In Final Cut Pro 10.1 or later, you organize your work in libraries. A library can contain multiple events and projects in the same location. The first time you open Final Cut Pro, it creates a library file in the Movies folder. When you create a new project or event, it’s automatically included in the active library. The library tracks all your media files, your editing decisions, and the associated metadata.
You can have multiple libraries open at the same time, and you can easily copy events and projects between libraries. This makes it simple and quick to move media, metadata, and creative work to another system for mobile work, work with multiple editors, or archiving. You can open and close libraries as needed.
The following concepts are important to understand when you work with libraries.
Managed and external media
Media that you import into a specific library is stored inside the library and is referred to as managed media. Media can also be imported or copied to any location on a connected storage device and linked to the library as external media. Multiple users can access this external media instantly on shared storage.

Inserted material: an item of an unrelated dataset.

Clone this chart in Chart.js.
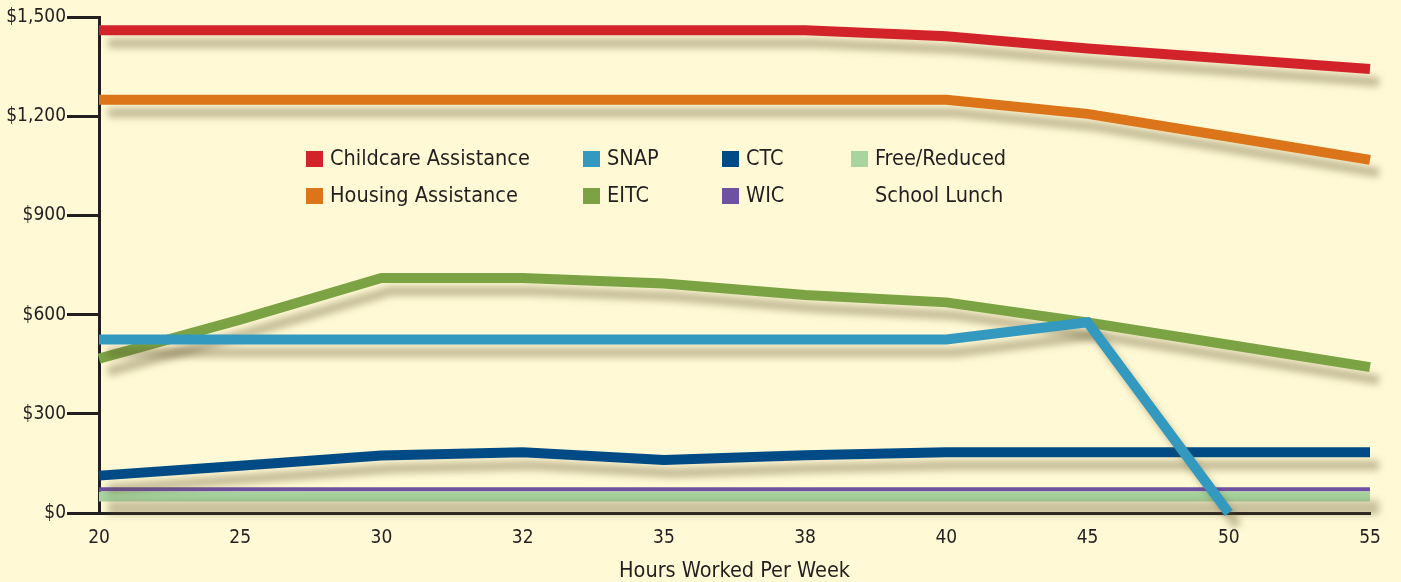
<!DOCTYPE html>
<html lang="en">
<head>
    <meta charset="UTF-8">
    <title>Benefits by Hours Worked Per Week</title>
    <style>
        body {
    margin: 0;
    padding: 0;
    background-color: #fffad5;
}

.wrap {
    position: relative;
    width: 1401px;
    height: 582px;
}

.legend {
    position: absolute;
    left: 306px;
    top: 139px;
    display: grid;
    grid-template-rows: 37px 37px;
    grid-template-columns: 277px 139px 129px auto;
    grid-auto-flow: column;
    font-family: 'DejaVu Sans Condensed', 'Liberation Sans Narrow', sans-serif;
    font-size: 21.5px;
    color: #231f20;
}

.legend .item {
    display: flex;
    align-items: flex-start;
    line-height: 37px;
}

.legend .item.tall {
    grid-row: span 2;
}

.legend .box {
    width: 17px;
    height: 16px;
    margin-top: 12px;
    margin-right: 7px;
    flex: none;
}
    </style>
</head>
<body>
    <div class="wrap">
        <canvas id="benefitsChart" width="1401" height="582"></canvas>
        <div class="legend" id="legend"></div>
    </div>
    <script src="https://cdn.jsdelivr.net/npm/chart.js"></script>
    <script>
// hours worked per week (category axis)
const hours = ['20', '25', '30', '32', '35', '38', '40', '45', '50', '55'];

// monthly benefit values, dollars
const childcare = [1460, 1460, 1460, 1460, 1460, 1460, 1442, 1405, 1374, 1343];
const housing = [1250, 1250, 1250, 1250, 1250, 1250, 1250, 1207, 1138, 1068];
const snap = [525, 525, 525, 525, 525, 525, 525, 577, 0, null];
const eitc = [467, 585, 711, 711, 694, 659, 637, 576, 509, 441];
const ctc = [113, 143, 174, 184, 160, 175, 184, 184, 184, 184];
const wic = [72, 72, 72, 72, 72, 72, 72, 72, 72, 72];
const freeLunch = [50, 50, 50, 50, 50, 50, 50, 50, 50, 50];

const yTicks = [0, 300, 600, 900, 1200, 1500];

const ink = '#231f20';
const fontFamily = "'DejaVu Sans Condensed', 'Liberation Sans Narrow', sans-serif";

function series(label, data, color, width) {
    return {
        label: label,
        data: data,
        borderColor: color,
        backgroundColor: color,
        borderWidth: width,
        borderCapStyle: 'butt',
        borderJoinStyle: 'miter',
        pointRadius: 0,
        pointHoverRadius: 0,
        tension: 0,
        fill: false,
        spanGaps: false,
        clip: false
    };
}

const datasets = [
    series('Childcare Assistance', childcare, '#d2232a', 10),
    series('Housing Assistance', housing, '#dc741a', 10),
    series('SNAP', snap, '#3399be', 10),
    series('EITC', eitc, '#7ba344', 10),
    series('CTC', ctc, '#004b86', 10),
    series('WIC', wic, '#6f51a1', 4),
    series('Free/Reduced|School Lunch', freeLunch, '#a7d49f', 10)
];

// soft drop shadow under every line
const lineShadow = {
    id: 'lineShadow',
    beforeDatasetDraw(chart) {
        const ctx = chart.ctx;
        ctx.save();
        ctx.shadowColor = 'rgba(95, 80, 45, 0.36)';
        ctx.shadowBlur = 7;
        ctx.shadowOffsetX = 9;
        ctx.shadowOffsetY = 13;
    },
    afterDatasetDraw(chart) {
        chart.ctx.restore();
    }
};

const chart = new Chart(document.getElementById('benefitsChart'), {
    type: 'line',
    data: {
        labels: hours,
        datasets: datasets
    },
    options: {
        responsive: false,
        animation: false,
        layout: {
            padding: { top: 17, right: 31, bottom: 0, left: 0 }
        },
        plugins: {
            legend: { display: false },
            tooltip: { enabled: false }
        },
        scales: {
            x: {
                z: 1,
                grid: { display: false, drawTicks: false },
                border: { display: true, color: ink, width: 3 },
                ticks: {
                    color: ink,
                    font: { family: fontFamily, size: 19 },
                    padding: 14,
                    maxRotation: 0,
                    autoSkip: false
                },
                title: {
                    display: true,
                    text: 'Hours Worked Per Week',
                    color: ink,
                    font: { family: fontFamily, size: 21.5, lineHeight: 1 },
                    padding: { top: 0, bottom: 0 }
                },
                afterFit(scale) {
                    scale.height = 69;
                }
            },
            y: {
                z: 1,
                min: 0,
                max: 1500,
                afterBuildTicks(scale) {
                    scale.ticks = yTicks.map(v => ({ value: v }));
                },
                grid: {
                    drawOnChartArea: false,
                    drawTicks: true,
                    tickLength: 32,
                    tickWidth: 3,
                    color: ink
                },
                border: { display: true, color: ink, width: 3 },
                ticks: {
                    color: ink,
                    font: { family: fontFamily, size: 19 },
                    padding: 1,
                    callback: v => '$' + v.toLocaleString('en-US')
                },
                afterFit(scale) {
                    scale.width = 99;
                }
            }
        }
    },
    plugins: [lineShadow]
});

// legend laid out in columns, like the printed chart
const legend = document.getElementById('legend');
chart.data.datasets.forEach(ds => {
    const item = document.createElement('div');
    item.className = 'item';
    const parts = ds.label.split('|');
    if (parts.length > 1) item.classList.add('tall');
    const box = document.createElement('span');
    box.className = 'box';
    box.style.background = ds.borderColor;
    const text = document.createElement('span');
    text.innerHTML = parts.join('<br>');
    item.appendChild(box);
    item.appendChild(text);
    legend.appendChild(item);
});
    </script>
</body>
</html>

Managed media can be made external at any time if you want to share access, and external media can be collected as managed media inside the library for easy transport or archiving. See Consolidate projects and libraries in Final Cut Pro.
Generated media
Render files, optimized files, proxy files, and analysis files are all considered generated media because the system creates them in the background after the original media has been imported. You can store generated media inside your Final Cut Pro library or in an external location you define. For example, to organize media in a large facility more efficiently, you can put generated media on a SAN or on a storage device outside the library. See Set storage locations in Final Cut Pro.
To reduce a library’s size, and to move, copy, or archive a library more quickly, you can delete all the generated media (proxy, optimized, or render files) in one step. See Create optimized and proxy files in Final Cut Pro and Manage render files in Final Cut Pro.
Note: By default, copying a project between libraries does not copy the associated proxy, optimized, or render files because these files can be quickly regenerated. However, you can choose to include proxy or optimized media when you copy a project to another library.